Copy out the listing that follows, exactly, without its pictures.

______________________________

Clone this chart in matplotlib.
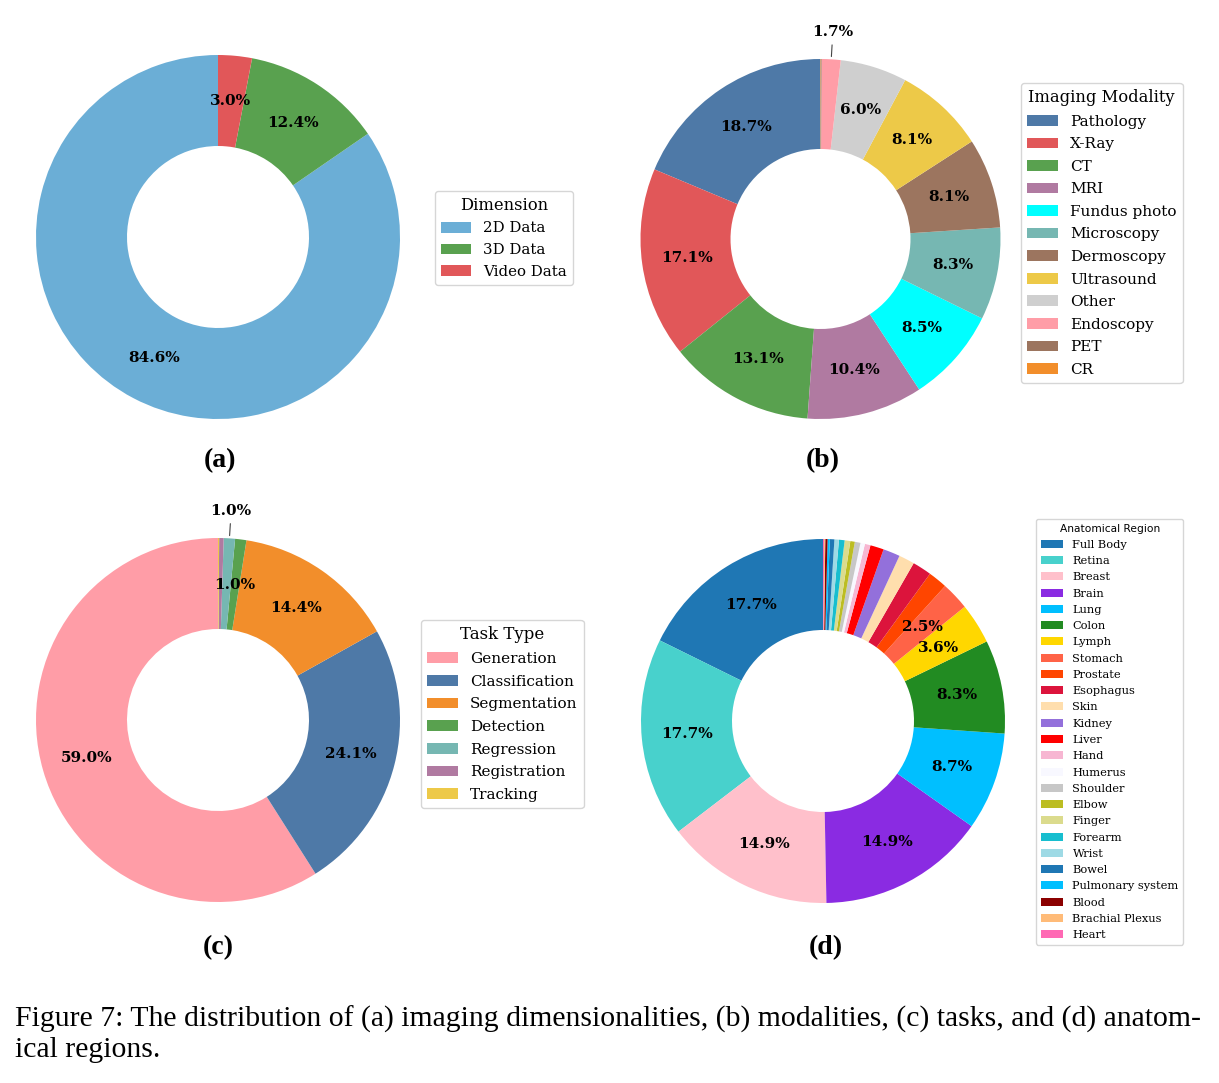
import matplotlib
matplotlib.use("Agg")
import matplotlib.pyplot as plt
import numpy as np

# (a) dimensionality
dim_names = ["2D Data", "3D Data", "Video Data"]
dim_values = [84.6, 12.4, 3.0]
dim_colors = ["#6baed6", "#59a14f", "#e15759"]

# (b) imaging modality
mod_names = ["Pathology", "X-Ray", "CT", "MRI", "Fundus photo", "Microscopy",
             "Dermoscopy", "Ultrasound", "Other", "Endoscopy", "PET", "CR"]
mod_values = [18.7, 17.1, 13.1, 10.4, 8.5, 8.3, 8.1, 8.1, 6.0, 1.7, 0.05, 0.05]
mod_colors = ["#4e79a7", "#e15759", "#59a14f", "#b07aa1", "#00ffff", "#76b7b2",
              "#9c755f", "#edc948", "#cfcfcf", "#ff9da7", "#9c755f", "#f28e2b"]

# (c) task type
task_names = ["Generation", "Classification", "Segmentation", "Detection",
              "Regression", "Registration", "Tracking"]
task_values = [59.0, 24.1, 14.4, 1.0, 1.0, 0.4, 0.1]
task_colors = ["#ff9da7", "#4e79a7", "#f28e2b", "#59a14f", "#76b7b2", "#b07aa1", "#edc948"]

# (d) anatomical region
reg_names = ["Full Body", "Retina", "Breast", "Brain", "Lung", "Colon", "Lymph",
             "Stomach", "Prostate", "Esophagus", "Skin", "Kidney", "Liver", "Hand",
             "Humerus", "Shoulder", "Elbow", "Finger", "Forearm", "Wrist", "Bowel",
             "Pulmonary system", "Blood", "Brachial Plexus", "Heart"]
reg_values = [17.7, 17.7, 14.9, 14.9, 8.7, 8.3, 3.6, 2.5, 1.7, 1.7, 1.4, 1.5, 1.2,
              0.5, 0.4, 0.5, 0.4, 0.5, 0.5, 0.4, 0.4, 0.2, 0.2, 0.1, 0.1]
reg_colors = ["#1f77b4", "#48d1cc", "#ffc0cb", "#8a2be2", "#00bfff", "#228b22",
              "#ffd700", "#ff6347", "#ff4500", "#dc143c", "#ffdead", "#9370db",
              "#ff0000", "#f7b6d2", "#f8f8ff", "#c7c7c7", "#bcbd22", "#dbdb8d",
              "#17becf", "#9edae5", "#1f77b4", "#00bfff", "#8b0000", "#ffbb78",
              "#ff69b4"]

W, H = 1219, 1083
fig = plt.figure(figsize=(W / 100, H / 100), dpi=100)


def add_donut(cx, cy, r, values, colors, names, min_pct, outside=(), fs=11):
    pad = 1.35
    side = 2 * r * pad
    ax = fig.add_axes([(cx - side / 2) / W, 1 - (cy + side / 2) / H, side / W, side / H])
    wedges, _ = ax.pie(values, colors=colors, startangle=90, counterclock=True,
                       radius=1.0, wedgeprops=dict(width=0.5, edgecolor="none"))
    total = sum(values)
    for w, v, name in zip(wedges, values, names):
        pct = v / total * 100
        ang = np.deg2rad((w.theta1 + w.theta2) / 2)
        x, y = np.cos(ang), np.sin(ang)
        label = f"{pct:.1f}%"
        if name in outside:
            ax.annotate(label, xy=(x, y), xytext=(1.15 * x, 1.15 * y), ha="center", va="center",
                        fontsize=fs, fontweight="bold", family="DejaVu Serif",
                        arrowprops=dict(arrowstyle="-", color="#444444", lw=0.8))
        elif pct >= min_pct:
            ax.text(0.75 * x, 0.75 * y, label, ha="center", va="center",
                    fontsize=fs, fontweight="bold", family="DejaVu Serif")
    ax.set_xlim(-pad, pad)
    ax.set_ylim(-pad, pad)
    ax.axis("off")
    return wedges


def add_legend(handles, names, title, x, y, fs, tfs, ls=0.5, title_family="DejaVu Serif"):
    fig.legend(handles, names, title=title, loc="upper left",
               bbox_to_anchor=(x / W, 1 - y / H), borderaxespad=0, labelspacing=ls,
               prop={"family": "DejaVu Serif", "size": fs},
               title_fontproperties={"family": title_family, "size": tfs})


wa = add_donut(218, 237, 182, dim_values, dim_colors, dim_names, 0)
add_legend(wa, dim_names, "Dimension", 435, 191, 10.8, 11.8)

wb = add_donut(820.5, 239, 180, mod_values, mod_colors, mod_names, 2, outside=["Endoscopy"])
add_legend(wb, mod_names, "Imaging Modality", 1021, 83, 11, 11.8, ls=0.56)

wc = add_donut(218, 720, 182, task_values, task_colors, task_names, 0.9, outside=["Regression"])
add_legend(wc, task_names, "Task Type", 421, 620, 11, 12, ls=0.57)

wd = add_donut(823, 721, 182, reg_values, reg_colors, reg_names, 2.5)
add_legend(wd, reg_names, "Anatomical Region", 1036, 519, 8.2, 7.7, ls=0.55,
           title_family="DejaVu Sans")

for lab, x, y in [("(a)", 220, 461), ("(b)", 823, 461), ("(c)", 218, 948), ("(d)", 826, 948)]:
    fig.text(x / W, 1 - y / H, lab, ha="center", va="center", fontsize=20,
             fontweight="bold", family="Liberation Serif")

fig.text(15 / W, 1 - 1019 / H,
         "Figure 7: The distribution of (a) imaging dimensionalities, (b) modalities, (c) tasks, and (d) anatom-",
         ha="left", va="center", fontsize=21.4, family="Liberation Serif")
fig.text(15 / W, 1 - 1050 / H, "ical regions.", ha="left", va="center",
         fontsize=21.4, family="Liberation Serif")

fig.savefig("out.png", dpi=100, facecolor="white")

______________________________

> _Exercise result_:
Clone this chart in matplotlib.
import matplotlib
matplotlib.use("Agg")
import matplotlib.pyplot as plt
import numpy as np

# (a) dimensionality
dim_names = ["2D Data", "3D Data", "Video Data"]
dim_values = [84.6, 12.4, 3.0]
dim_colors = ["#6baed6", "#59a14f", "#e15759"]

# (b) imaging modality
mod_names = ["Pathology", "X-Ray", "CT", "MRI", "Fundus photo", "Microscopy",
             "Dermoscopy", "Ultrasound", "Other", "Endoscopy", "PET", "CR"]
mod_values = [18.7, 17.1, 13.1, 10.4, 8.5, 8.3, 8.1, 8.1, 6.0, 1.7, 0.05, 0.05]
mod_colors = ["#4e79a7", "#e15759", "#59a14f", "#b07aa1", "#00ffff", "#76b7b2",
              "#9c755f", "#edc948", "#cfcfcf", "#ff9da7", "#9c755f", "#f28e2b"]

# (c) task type
task_names = ["Generation", "Classification", "Segmentation", "Detection",
              "Regression", "Registration", "Tracking"]
task_values = [59.0, 24.1, 14.4, 1.0, 1.0, 0.4, 0.1]
task_colors = ["#ff9da7", "#4e79a7", "#f28e2b", "#59a14f", "#76b7b2", "#b07aa1", "#edc948"]

# (d) anatomical region
reg_names = ["Full Body", "Retina", "Breast", "Brain", "Lung", "Colon", "Lymph",
             "Stomach", "Prostate", "Esophagus", "Skin", "Kidney", "Liver", "Hand",
             "Humerus", "Shoulder", "Elbow", "Finger", "Forearm", "Wrist", "Bowel",
             "Pulmonary system", "Blood", "Brachial Plexus", "Heart"]
reg_values = [17.7, 17.7, 14.9, 14.9, 8.7, 8.3, 3.6, 2.5, 1.7, 1.7, 1.4, 1.5, 1.2,
              0.5, 0.4, 0.5, 0.4, 0.5, 0.5, 0.4, 0.4, 0.2, 0.2, 0.1, 0.1]
reg_colors = ["#1f77b4", "#48d1cc", "#ffc0cb", "#8a2be2", "#00bfff", "#228b22",
              "#ffd700", "#ff6347", "#ff4500", "#dc143c", "#ffdead", "#9370db",
              "#ff0000", "#f7b6d2", "#f8f8ff", "#c7c7c7", "#bcbd22", "#dbdb8d",
              "#17becf", "#9edae5", "#1f77b4", "#00bfff", "#8b0000", "#ffbb78",
              "#ff69b4"]

W, H = 1219, 1083
fig = plt.figure(figsize=(W / 100, H / 100), dpi=100)


def add_donut(cx, cy, r, values, colors, names, min_pct, outside=(), fs=11):
    pad = 1.35
    side = 2 * r * pad
    ax = fig.add_axes([(cx - side / 2) / W, 1 - (cy + side / 2) / H, side / W, side / H])
    wedges, _ = ax.pie(values, colors=colors, startangle=90, counterclock=True,
                       radius=1.0, wedgeprops=dict(width=0.5, edgecolor="none"))
    total = sum(values)
    for w, v, name in zip(wedges, values, names):
        pct = v / total * 100
        ang = np.deg2rad((w.theta1 + w.theta2) / 2)
        x, y = np.cos(ang), np.sin(ang)
        label = f"{pct:.1f}%"
        if name in outside:
            ax.annotate(label, xy=(x, y), xytext=(1.15 * x, 1.15 * y), ha="center", va="center",
                        fontsize=fs, fontweight="bold", family="DejaVu Serif",
                        arrowprops=dict(arrowstyle="-", color="#444444", lw=0.8))
        elif pct >= min_pct:
            ax.text(0.75 * x, 0.75 * y, label, ha="center", va="center",
                    fontsize=fs, fontweight="bold", family="DejaVu Serif")
    ax.set_xlim(-pad, pad)
    ax.set_ylim(-pad, pad)
    ax.axis("off")
    return wedges


def add_legend(handles, names, title, x, y, fs, tfs, ls=0.5, title_family="DejaVu Serif"):
    fig.legend(handles, names, title=title, loc="upper left",
               bbox_to_anchor=(x / W, 1 - y / H), borderaxespad=0, labelspacing=ls,
               prop={"family": "DejaVu Serif", "size": fs},
               title_fontproperties={"family": title_family, "size": tfs})


wa = add_donut(218, 237, 182, dim_values, dim_colors, dim_names, 0)
add_legend(wa, dim_names, "Dimension", 435, 191, 10.8, 11.8)

wb = add_donut(820.5, 239, 180, mod_values, mod_colors, mod_names, 2, outside=["Endoscopy"])
add_legend(wb, mod_names, "Imaging Modality", 1021, 83, 11, 11.8, ls=0.56)

wc = add_donut(218, 720, 182, task_values, task_colors, task_names, 0.9, outside=["Regression"])
add_legend(wc, task_names, "Task Type", 421, 620, 11, 12, ls=0.57)

wd = add_donut(823, 721, 182, reg_values, reg_colors, reg_names, 2.5)
add_legend(wd, reg_names, "Anatomical Region", 1036, 519, 8.2, 7.7, ls=0.55,
           title_family="DejaVu Sans")

for lab, x, y in [("(a)", 220, 461), ("(b)", 823, 461), ("(c)", 218, 948), ("(d)", 826, 948)]:
    fig.text(x / W, 1 - y / H, lab, ha="center", va="center", fontsize=20,
             fontweight="bold", family="Liberation Serif")

fig.text(15 / W, 1 - 1019 / H,
         "Figure 7: The distribution of (a) imaging dimensionalities, (b) modalities, (c) tasks, and (d) anatom-",
         ha="left", va="center", fontsize=21.4, family="Liberation Serif")
fig.text(15 / W, 1 - 1050 / H, "ical regions.", ha="left", va="center",
         fontsize=21.4, family="Liberation Serif")

fig.savefig("out.png", dpi=100, facecolor="white")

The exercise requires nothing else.